As a lifelong practioner of irresponsible journalism, I want to give Davis some advice. There's nothing wrong with using a hatchet or stiletto. You can get by with some wild and woolly theorizing, and many people will enjoy your work, and most will tolerate you so long as you come on honestly with your weapon in clear view from the first and don't pretend objectivity for one moment. But people will feel they have been tricked and will never forgive you if you approach in the guise of a legitimate biographer or historian and then switch.
In her new role, Davis portrays Mrs. Graham as a patsy for politicians, and she portrays the Post's top editors as tools of the intelligence community. The exposure of the Watergate scandals was, we are told, nothing but the manipulation of the Post by the CIA, which wanted to get rid of a president it looked upon as a threat to its bureaucratic existence.
Which is not to say Davis doesn't make some good points in the second half. She argues that the Post -- and particularly Mrs. Graham -- was suckered by Lyndon Johnson and Henry Kissinger on the Vietnam war, and that's easy enough to believe. Certainly the Post (and The New York times, as well as most of the press) was shameless, unconscionable, ruthless, and stupid -- a word I think the Post's management will itself someday admit the accuracy of -- in the way it went on and on and on editorially supporting that wretched war.
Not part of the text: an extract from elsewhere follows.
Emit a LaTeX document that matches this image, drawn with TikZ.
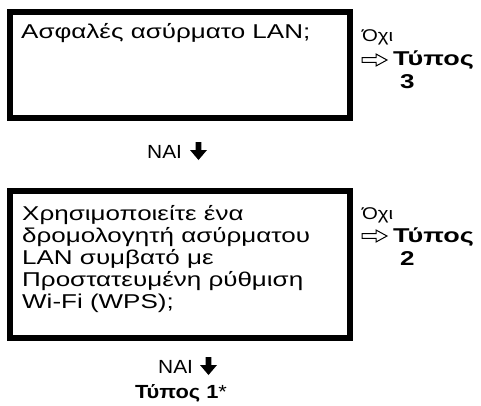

But of course Davis is hardly the first, and she is certainly not the most eloquent, to make those accusations.
I am quite willing to believe the CIA would like to claim such powers, but Davis has, at best, fragmented evidence that the Post's support of the war was also heavily due to personal and professional alliances between certain editors and certain spooks. (Oddly enough, in putting together her "network" she neglects to mention that Philip Geyelin, the former editor of the Post's editorial page, had once been a CIA employe. Perhaps it's because Geyelin was more critical of the war and thus did not fit her thesis.)
Newspaper people with friends at the CIA are just as likely to exploit those friendships to undermine the CIA as to support it. Or, if not just as likely, at least quite capable of doing so, as some have shown.
A much more reasonable explanation for the Post's conduct during the Vietnam war is given by Davis on the very first page of the book, where she writes: "As in all cities, that dominance [of the Post in Washington] means that the publisher has close social relationships with the city's important politicians, and that they influence her newspaper, just as her newspaper influences them."
Of course this is exactly what happens, and these social ties are often harmful. But Davis fails to acknowledge the rest of the equation. First of all, a rich publisher who wants to be a mover and shaker will invariably hire a smart, tough, ambitious editor who in turn will hire some smart, tough, ambitious lesser editors who will hire some smart, tough, ambitious reporters -- and when that churning mass of egos is uncorked, there isn't a chance in the world of the publisher's maintaining steady "control" up and down the line. Though it does not always work, the resulting corporate anarchy is the public's salvation. Mrs. Graham's sympathies for and financial connections with Allied Chemical did not prevent Post reporters from writing such detailed stories about the pollution of the James River as to shred Allied's reputation. On the editorial page the Post is scandalously pro-oil, but its energy reporters regularly come up with plenty of stuff to embarrass the oil industry and keep it on the defensive.
Davis also fails to include in her equation the recognition that virtually all blockbuster news stories that emerge from Washington are the result of the press being "exploited" by people in government who usually have a very selfish reason for spilling the beans. Who cares how selfish or devious they are, so long as they keep spilling? Deep Throat's motives were probably not very lofty, but the nation need be no less grateful for the results.
Harcourt Brace Jovanovich should be ashamed for not giving Davis better guidance and better editing for her first book.